С Фолькером-шпильманом ничего общего. Или все-таки? Думаю, в той мере, в какой я порицал свои действия, в той мере, в какой я поражался своей способности так рыдать. Но тут на разъезде остановился поезд; это вернуло меня во внешний мир.
Все было как всегда в подобных случаях: двери вагонов раздвинули, мужчины спрыгнули на землю, потянулись, помогли вылезти женщинам, а те, как обычно, взвизгивали, и все бросились в кусты, там и сям раздавались проклятья — кто-то, видимо, залез в эти кусты уже раньше. Они принесли воды, собрали хворост, развели костры, и оттуда потянулись запахи, о силы неба! О силы ада!

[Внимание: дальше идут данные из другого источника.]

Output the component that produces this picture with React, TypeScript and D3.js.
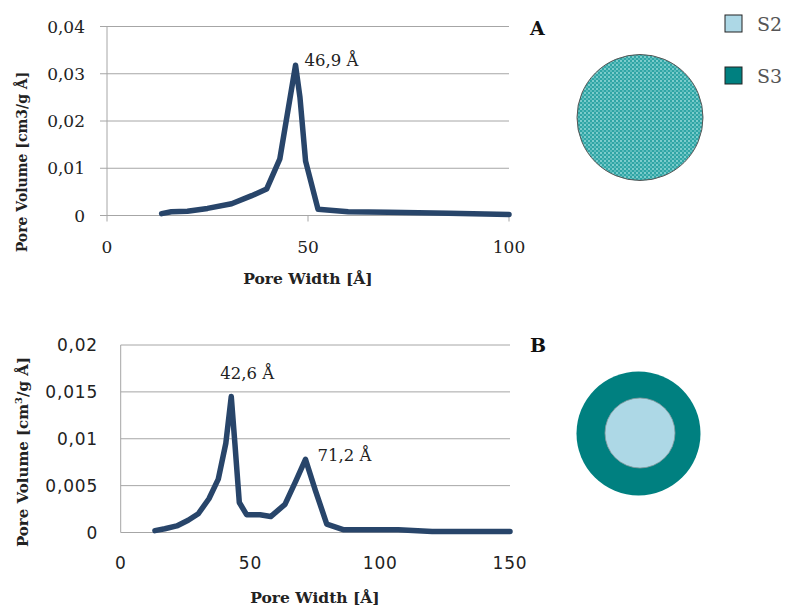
import React, { useRef, useEffect } from "react";
import * as d3 from "d3";

// sample A: pore width [Å] vs pore volume
const widthA = [13.6, 16, 20, 25, 31, 36, 39.7, 43, 46.9, 48, 49.4, 52.5, 60, 70, 85, 100];
const volumeA = [0.0004, 0.0008, 0.0009, 0.0015, 0.0025, 0.0042, 0.0056, 0.012, 0.0318, 0.025, 0.0115, 0.0013, 0.0008, 0.0007, 0.0005, 0.0002];

// sample B
const widthB = [13.2, 17, 21.6, 26, 29.9, 34, 37.6, 40.5, 42.6, 44, 45.7, 48.5, 53.7, 57.8, 63.3, 67.5, 71.2, 75, 79.4, 85.7, 95, 107, 120, 135, 150];
const volumeB = [0.0002, 0.0004, 0.0007, 0.0013, 0.002, 0.0036, 0.0057, 0.0095, 0.0145, 0.0095, 0.0032, 0.0019, 0.0019, 0.0017, 0.003, 0.0055, 0.0078, 0.0045, 0.0009, 0.0003, 0.0003, 0.0003, 0.0001, 0.0001, 0.0001];

const ticksYA = [0, 0.01, 0.02, 0.03, 0.04];
const ticksXA = [0, 50, 100];
const ticksYB = [0, 0.005, 0.01, 0.015, 0.02];
const ticksXB = [0, 50, 100, 150];

const peakA = [46.9, 0.0318];
const peaksB = [[42.6, 0.0145], [71.2, 0.0078]];

const legendNames = ["S2", "S3"];
const legendColors = ["#add8e6", "#008080"];

const lineColor = "#28456a";
const gridColor = "#a6a6a6";
const serif = "'DejaVu Serif', serif";
const sans = "'DejaVu Sans', sans-serif";

const fmt = (v: number) => String(v).replace(".", ",");

export default function App() {
  const svgRef = useRef<SVGSVGElement>(null);

  useEffect(() => {
    const svg = d3.select(svgRef.current);
    svg.selectAll("*").remove();

    // check pattern for circle A
    const defs = svg.append("defs");
    const pat = defs.append("pattern")
      .attr("id", "check")
      .attr("width", 4)
      .attr("height", 4)
      .attr("patternUnits", "userSpaceOnUse");
    pat.append("rect").attr("width", 4).attr("height", 4).attr("fill", "#2fa5a5");
    pat.append("rect").attr("width", 2).attr("height", 2).attr("fill", "#7ccccc");
    pat.append("rect").attr("x", 2).attr("y", 2).attr("width", 2).attr("height", 2).attr("fill", "#5cbcbc");

    // ---------- chart A ----------
    const xA = d3.scaleLinear().domain([0, 100]).range([107, 509]);
    const yA = d3.scaleLinear().domain([0, 0.04]).range([215.5, 26.5]);
    const gA = svg.append("g");

    gA.selectAll(".grid")
      .data(ticksYA.slice(1))
      .enter()
      .append("line")
      .attr("x1", xA(0))
      .attr("x2", xA(100))
      .attr("y1", (d) => yA(d))
      .attr("y2", (d) => yA(d))
      .attr("stroke", gridColor);

    // ticks sit outside the plot
    gA.selectAll(".ytick")
      .data(ticksYA)
      .enter()
      .append("line")
      .attr("x1", xA(0) - 7)
      .attr("x2", xA(0))
      .attr("y1", (d) => yA(d))
      .attr("y2", (d) => yA(d))
      .attr("stroke", gridColor);
    gA.selectAll(".xtick")
      .data(ticksXA)
      .enter()
      .append("line")
      .attr("x1", (d) => xA(d))
      .attr("x2", (d) => xA(d))
      .attr("y1", yA(0))
      .attr("y2", yA(0) + 6)
      .attr("stroke", gridColor);
    gA.append("line")
      .attr("x1", xA(0)).attr("x2", xA(0))
      .attr("y1", yA(0.04)).attr("y2", yA(0))
      .attr("stroke", gridColor);
    gA.append("line")
      .attr("x1", xA(0)).attr("x2", xA(100))
      .attr("y1", yA(0)).attr("y2", yA(0))
      .attr("stroke", gridColor);

    gA.selectAll(".ylab")
      .data(ticksYA)
      .enter()
      .append("text")
      .attr("x", 85)
      .attr("y", (d) => yA(d) + 6)
      .attr("text-anchor", "end")
      .attr("font-family", serif)
      .attr("font-size", 17)
      .attr("fill", "#222")
      .text(fmt);
    gA.selectAll(".xlab")
      .data(ticksXA)
      .enter()
      .append("text")
      .attr("x", (d) => xA(d))
      .attr("y", 253)
      .attr("text-anchor", "middle")
      .attr("font-family", serif)
      .attr("font-size", 17)
      .attr("fill", "#222")
      .text(fmt);

    gA.append("text")
      .attr("x", 308)
      .attr("y", 284)
      .attr("text-anchor", "middle")
      .attr("font-family", serif)
      .attr("font-weight", "bold")
      .attr("font-size", 15.5)
      .attr("fill", "#222")
      .text("Pore Width [Å]");
    gA.append("text")
      .attr("transform", "translate(27,162) rotate(-90)")
      .attr("text-anchor", "middle")
      .attr("font-family", serif)
      .attr("font-weight", "bold")
      .attr("font-size", 14)
      .attr("fill", "#222")
      .text("Pore Volume [cm3/g Å]");

    const lineA = d3.line<number>()
      .x((d, i) => xA(widthA[i]))
      .y((d) => yA(d));
    gA.append("path")
      .attr("d", lineA(volumeA))
      .attr("fill", "none")
      .attr("stroke", lineColor)
      .attr("stroke-width", 5.5)
      .attr("stroke-linejoin", "round")
      .attr("stroke-linecap", "round");

    gA.append("text")
      .attr("x", xA(peakA[0]) + 9)
      .attr("y", yA(peakA[1]) + 1)
      .attr("font-family", serif)
      .attr("font-size", 16.5)
      .attr("fill", "#222")
      .text(`${fmt(peakA[0])} Å`);

    // ---------- chart B ----------
    const xB = d3.scaleLinear().domain([0, 150]).range([120.7, 510]);
    const yB = d3.scaleLinear().domain([0, 0.02]).range([532.5, 345]);
    const gB = svg.append("g");

    gB.selectAll(".grid")
      .data(ticksYB.slice(1))
      .enter()
      .append("line")
      .attr("x1", xB(0))
      .attr("x2", xB(150))
      .attr("y1", (d) => yB(d))
      .attr("y2", (d) => yB(d))
      .attr("stroke", gridColor);
    gB.append("line")
      .attr("x1", xB(0)).attr("x2", xB(0))
      .attr("y1", yB(0.02)).attr("y2", yB(0))
      .attr("stroke", gridColor);
    gB.append("line")
      .attr("x1", xB(0)).attr("x2", xB(150))
      .attr("y1", yB(0)).attr("y2", yB(0))
      .attr("stroke", gridColor);

    gB.selectAll(".ylab")
      .data(ticksYB)
      .enter()
      .append("text")
      .attr("x", 98)
      .attr("y", (d) => yB(d) + 6)
      .attr("text-anchor", "end")
      .attr("font-family", sans)
      .attr("font-size", 17)
      .attr("letter-spacing", 0.8)
      .attr("fill", "#222")
      .text(fmt);
    gB.selectAll(".xlab")
      .data(ticksXB)
      .enter()
      .append("text")
      .attr("x", (d) => xB(d))
      .attr("y", 569)
      .attr("text-anchor", "middle")
      .attr("font-family", sans)
      .attr("font-size", 17)
      .attr("letter-spacing", 0.8)
      .attr("fill", "#222")
      .text(fmt);

    gB.append("text")
      .attr("x", 315)
      .attr("y", 603)
      .attr("text-anchor", "middle")
      .attr("font-family", serif)
      .attr("font-weight", "bold")
      .attr("font-size", 15.5)
      .attr("fill", "#222")
      .text("Pore Width [Å]");
    const yt = gB.append("text")
      .attr("transform", "translate(28,452) rotate(-90)")
      .attr("text-anchor", "middle")
      .attr("font-family", serif)
      .attr("font-weight", "bold")
      .attr("font-size", 15)
      .attr("fill", "#222");
    yt.append("tspan").text("Pore Volume [cm");
    yt.append("tspan").attr("font-size", 10).attr("dy", -6).text("3");
    yt.append("tspan").attr("dy", 6).text("/g Å]");

    const lineB = d3.line<number>()
      .x((d, i) => xB(widthB[i]))
      .y((d) => yB(d));
    gB.append("path")
      .attr("d", lineB(volumeB))
      .attr("fill", "none")
      .attr("stroke", lineColor)
      .attr("stroke-width", 5.5)
      .attr("stroke-linejoin", "round")
      .attr("stroke-linecap", "round");

    gB.append("text")
      .attr("x", xB(peaksB[0][0]) - 11)
      .attr("y", yB(peaksB[0][1]) - 18)
      .attr("font-family", serif)
      .attr("font-size", 16.5)
      .attr("fill", "#222")
      .text(`${fmt(peaksB[0][0])} Å`);
    gB.append("text")
      .attr("x", xB(peaksB[1][0]) + 12)
      .attr("y", yB(peaksB[1][1]) + 2)
      .attr("font-family", serif)
      .attr("font-size", 16.5)
      .attr("fill", "#222")
      .text(`${fmt(peaksB[1][0])} Å`);

    // ---------- panel letters, circles, legend ----------
    svg.append("text")
      .attr("x", 530).attr("y", 35)
      .attr("font-family", serif).attr("font-weight", "bold")
      .attr("font-size", 19).attr("fill", "#111")
      .text("A");
    svg.append("text")
      .attr("x", 530).attr("y", 352)
      .attr("font-family", serif).attr("font-weight", "bold")
      .attr("font-size", 19).attr("fill", "#111")
      .text("B");

    svg.append("circle")
      .attr("cx", 640).attr("cy", 117.5).attr("r", 63)
      .attr("fill", "url(#check)")
      .attr("stroke", "#555").attr("stroke-width", 1);

    svg.append("circle")
      .attr("cx", 638.5).attr("cy", 433.5).attr("r", 62)
      .attr("fill", legendColors[1]);
    svg.append("circle")
      .attr("cx", 640).attr("cy", 433).attr("r", 35)
      .attr("fill", legendColors[0])
      .attr("stroke", "#8a9aa0").attr("stroke-width", 0.8);

    const leg = svg.append("g");
    leg.selectAll("rect")
      .data(legendNames)
      .enter()
      .append("rect")
      .attr("x", 725)
      .attr("y", (d, i) => 15 + i * 52)
      .attr("width", 17)
      .attr("height", 17)
      .attr("fill", (d, i) => legendColors[i])
      .attr("stroke", "#222")
      .attr("stroke-width", 1);
    leg.selectAll("text")
      .data(legendNames)
      .enter()
      .append("text")
      .attr("x", 757)
      .attr("y", (d, i) => 31 + i * 52)
      .attr("font-family", serif)
      .attr("font-size", 19)
      .attr("fill", "#555")
      .text((d) => d);
  }, []);

  return (
    <svg
      ref={svgRef}
      width={787}
      height={608}
      style={{ position: "absolute", left: 0, top: 0, background: "white" }}
    />
  );
}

Конвоиры строго следили, чтобы мы не приближались к вагонам, с тех пор, как возвращающиеся на родину угнанные рабочие отдубасили нашего старшего. Но уж очень мерзкая у того была манера орать: живо! живо! Все-таки мы всякий раз пытались подобраться к вагонам; для нас это было каким-то развлечением, надо думать, мы все друг другу порядком приелись.
— Марек, — сказал мне железнодорожник, не упускавший случая показать свое знание немецкого, — берешь лопата, заступ, кирка, идешь с эти люди.
«Эти люди» были двое молодых еще мужчин, не слишком-то дружелюбно, видимо, настроенных, но железнодорожника, который распоряжался инструментом, они расположили к себе, угостив сигаретой.
Они вскарабкались по откосу наверх, и железнодорожник дурацким поклоном дал мне понять, чтобы я следовал за ними. Поклон этот он, видимо, украл из какого-то фильма; я уже давно ломал себе голову — из какого.
Я привык, что мне без всяких там объяснений приказывали делать то или другое, но в случае с этими двумя все обстояло иначе; за сигарету они получили инструменты, но ведь не меня.
Я тут же прикинулся дурачком; стоит только потренироваться, и дело пойдет: ты плохо слышишь, долго не смекаешь что к чему, а двигаешься, точно сейчас из лазарета — операция, видите ли, желудка, одна треть всего осталась.